Once I had extracted the information into a Google Sheet, I configured data validation rules to help FMEP audit and maintain the data. I created dropdown controls and colour-coded some of the columns, like whether or not legislation had passed into law, to make it easier to analyse and update the information. Data was extracted from four separate documents: two on anti-boycott legislation (state, federal) and two on attempts to outlaw criticism of Israel as antisemitism (state, federal).

Screenshot of one of the Google Sheets
Four data tables were consolidated into two Google Sheets.
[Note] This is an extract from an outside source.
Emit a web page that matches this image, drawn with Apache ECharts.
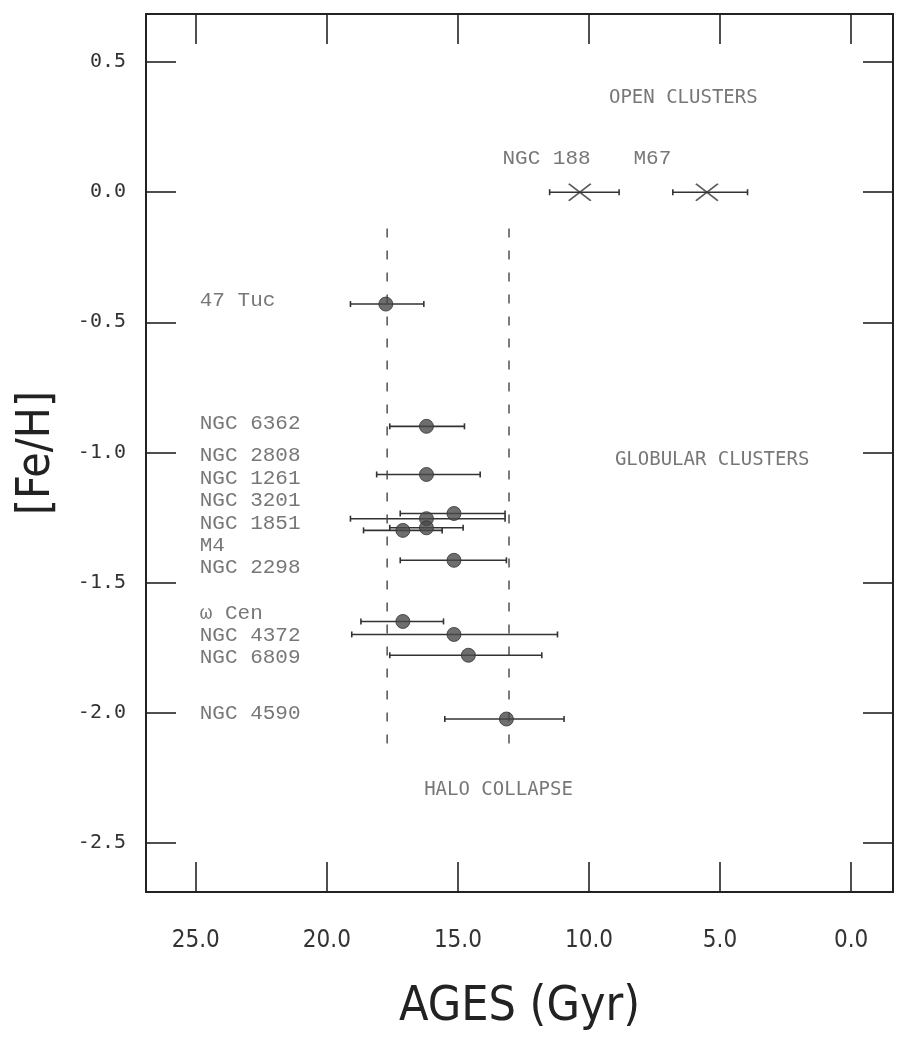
<!DOCTYPE html>
<html>
<head>
<meta charset="utf-8">
<script src="https://cdn.jsdelivr.net/npm/echarts@6/dist/echarts.min.js"></script>
<style>
  html, body { margin: 0; padding: 0; background: #fff; }
  #chart { width: 897px; height: 1049px; }
</style>
</head>
<body>
<div id="chart"></div>
<script>
// globular clusters: label, age (Gyr), [Fe/H], error bar ends
const gcNames = ['47 Tuc', 'NGC 6362', 'NGC 2808', 'NGC 1261', 'NGC 3201', 'NGC 1851', 'M4', 'NGC 2298', 'ω Cen', 'NGC 4372', 'NGC 6809', 'NGC 4590']
const gcNameY = [-0.415, -0.888, -1.012, -1.100, -1.185, -1.273, -1.358, -1.442, -1.619, -1.704, -1.788, -2.004]
const gcAge = [17.75, 16.2, 16.2, 15.15, 16.2, 16.2, 17.1, 15.15, 17.1, 15.15, 14.6, 13.15]
const gcFeH = [-0.43, -0.90, -1.085, -1.235, -1.255, -1.29, -1.30, -1.415, -1.65, -1.70, -1.78, -2.025]
const gcErrOld = [19.1, 17.6, 18.1, 17.2, 19.1, 17.6, 18.6, 17.2, 18.7, 19.05, 17.6, 15.5]
const gcErrYoung = [16.3, 14.75, 14.15, 13.2, 13.2, 14.8, 15.6, 13.15, 15.55, 11.2, 11.8, 10.95]

// open clusters
const ocNames = ['NGC 188', 'M67']
const ocAge = [10.35, 5.5]
const ocFeH = [0.0, 0.0]
const ocErrOld = [11.5, 6.8]
const ocErrYoung = [8.85, 3.95]
const ocNamePos = [[13.3, 0.13], [8.3, 0.13]]

// halo collapse band (dashed lines)
const haloAges = [17.7, 13.05]
const haloFeH = [-0.14, -2.15]

// region captions
const captions = ['OPEN CLUSTERS', 'GLOBULAR CLUSTERS', 'HALO COLLAPSE']
const captionPos = [[6.4, 0.36], [5.3, -1.03], [13.45, -2.3]]

// tick labels
const xTicks = [0, 5, 10, 15, 20, 25]
const yTicks = [0.5, 0.0, -0.5, -1.0, -1.5, -2.0, -2.5]

const ink = '#333'
const textGrey = '#555'
const tickFont = '"Liberation Sans Narrow", "DejaVu Sans Condensed", sans-serif'
const monoFont = '"Liberation Mono", "DejaVu Sans Mono", monospace'
const plotterFont = '"DejaVu Sans Mono", monospace'

const chart = echarts.init(document.getElementById('chart'))

// horizontal error bar with end caps
const errorBar = (params, api) => {
    const y = api.value(2)
    const a = api.coord([api.value(0), y])
    const b = api.coord([api.value(1), y])
    const style = { stroke: ink, lineWidth: 1.6 }
    return {
        type: 'group',
        children: [
            { type: 'line', shape: { x1: a[0], y1: a[1], x2: b[0], y2: b[1] }, style },
            { type: 'line', shape: { x1: a[0], y1: a[1] - 3, x2: a[0], y2: a[1] + 3 }, style },
            { type: 'line', shape: { x1: b[0], y1: b[1] - 3, x2: b[0], y2: b[1] + 3 }, style },
        ],
    }
}

const frameLine = { show: true, onZero: false, lineStyle: { color: '#222', width: 2 } }
const frameTick = vals => ({ inside: true, length: 30, customValues: vals, lineStyle: { color: '#222', width: 1.6 } })

const textSeries = (data, font, size, align) => ({
    type: 'scatter',
    symbolSize: 0,
    silent: true,
    data,
    label: {
        show: true,
        position: align === 'left' ? 'right' : 'inside',
        distance: 0,
        formatter: p => p.name,
        color: textGrey,
        fontFamily: font,
        fontSize: size,
        align: align,
        verticalAlign: 'middle',
    },
    z: 5,
})

chart.setOption({
    animation: false,
    grid: { left: 146, right: 4, top: 14, bottom: 157 },
    xAxis: [
        {
            type: 'value',
            position: 'bottom',
            inverse: true,
            min: -1.6,
            max: 26.9,
            name: 'AGES (Gyr)',
            nameLocation: 'middle',
            nameGap: 92,
            nameTextStyle: { fontFamily: tickFont, fontSize: 48, color: '#222' },
            axisLine: frameLine,
            axisTick: frameTick(xTicks),
            splitLine: { show: false },
            axisLabel: {
                customValues: xTicks,
                margin: 37,
                formatter: v => v.toFixed(1),
                fontFamily: tickFont,
                fontSize: 24,
                color: ink,
            },
        },
        {
            type: 'value',
            position: 'top',
            inverse: true,
            min: -1.6,
            max: 26.9,
            axisLine: frameLine,
            axisTick: frameTick(xTicks),
            splitLine: { show: false },
            axisLabel: { show: false },
        },
    ],
    yAxis: [
        {
            type: 'value',
            position: 'left',
            min: -2.69,
            max: 0.685,
            name: '[Fe/H]',
            nameLocation: 'middle',
            nameGap: 86,
            nameRotate: 90,
            nameTextStyle: { fontFamily: tickFont, fontSize: 46, color: '#222' },
            axisLine: frameLine,
            axisTick: frameTick(yTicks),
            splitLine: { show: false },
            axisLabel: {
                customValues: yTicks,
                margin: 20,
                formatter: v => v.toFixed(1),
                fontFamily: plotterFont,
                fontSize: 20,
                color: ink,
            },
        },
        {
            type: 'value',
            position: 'right',
            min: -2.69,
            max: 0.685,
            axisLine: frameLine,
            axisTick: frameTick(yTicks),
            splitLine: { show: false },
            axisLabel: { show: false },
        },
    ],
    series: [
        // halo collapse dashed lines
        ...haloAges.map(a => ({
            type: 'line',
            data: haloFeH.map(f => [a, f]),
            symbol: 'none',
            silent: true,
            lineStyle: { color: '#444', width: 1.4, type: [9, 13] },
        })),
        {
            type: 'custom',
            renderItem: errorBar,
            data: gcAge.map((_, i) => [gcErrOld[i], gcErrYoung[i], gcFeH[i]]),
            z: 3,
        },
        {
            type: 'custom',
            renderItem: errorBar,
            data: ocAge.map((_, i) => [ocErrOld[i], ocErrYoung[i], ocFeH[i]]),
            z: 3,
        },
        {
            type: 'scatter',
            data: gcAge.map((a, i) => [a, gcFeH[i]]),
            symbol: 'circle',
            symbolSize: 14,
            itemStyle: { color: '#4a4a4a', borderColor: '#333', borderWidth: 1 },
            z: 4,
        },
        {
            type: 'scatter',
            data: ocAge.map((a, i) => [a, ocFeH[i]]),
            symbol: 'path://M0,0L20,16M20,0L0,16',
            symbolSize: [22, 17],
            itemStyle: { color: 'none', borderColor: '#333', borderWidth: 1.8 },
            z: 4,
        },
        textSeries(gcNames.map((n, i) => ({ name: n, value: [24.85, gcNameY[i]] })), monoFont, 21, 'left'),
        textSeries(ocNames.map((n, i) => ({ name: n, value: ocNamePos[i] })), monoFont, 21, 'left'),
        textSeries(captions.map((n, i) => ({ name: n, value: captionPos[i] })), plotterFont, 19, 'center'),
    ],
})
</script>
</body>
</html>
One on anti-boycott legislation and another on attempts to outlaw criticism of Israel.

Finally, I built a small site to act as a data portal for all of their resources on lawfare. The site provides quick access to all of the new spreadsheets, as well as additional resources hosted elsewhere, such as their podcast episodes.

Screenshot of the resources in the lawfare data portal
The clean design helps users quickly find and access the resources they are looking for.

FMEP is a small team and I didn't want them to have to learn and maintain a new software service. To avoid this, the site is configured and built directly from a private Google Sheet rather than a self-hosted content management system. When they want to add a new resource, they add a new row to the spreadsheet and trigger a rebuild of the site.

This setup makes it easy for FMEP to manage the site. At the same time, the technical infrastructure ensures that the service almost never suffers from downtime or poor performance. All of the assets are hosted on fast and secure servers, either through their organisation's Google Workspace account or Netlify's global "serverless" infrastructure. Most importantly, their team won't rely on me or an expensive digital agency to keep their site up and running.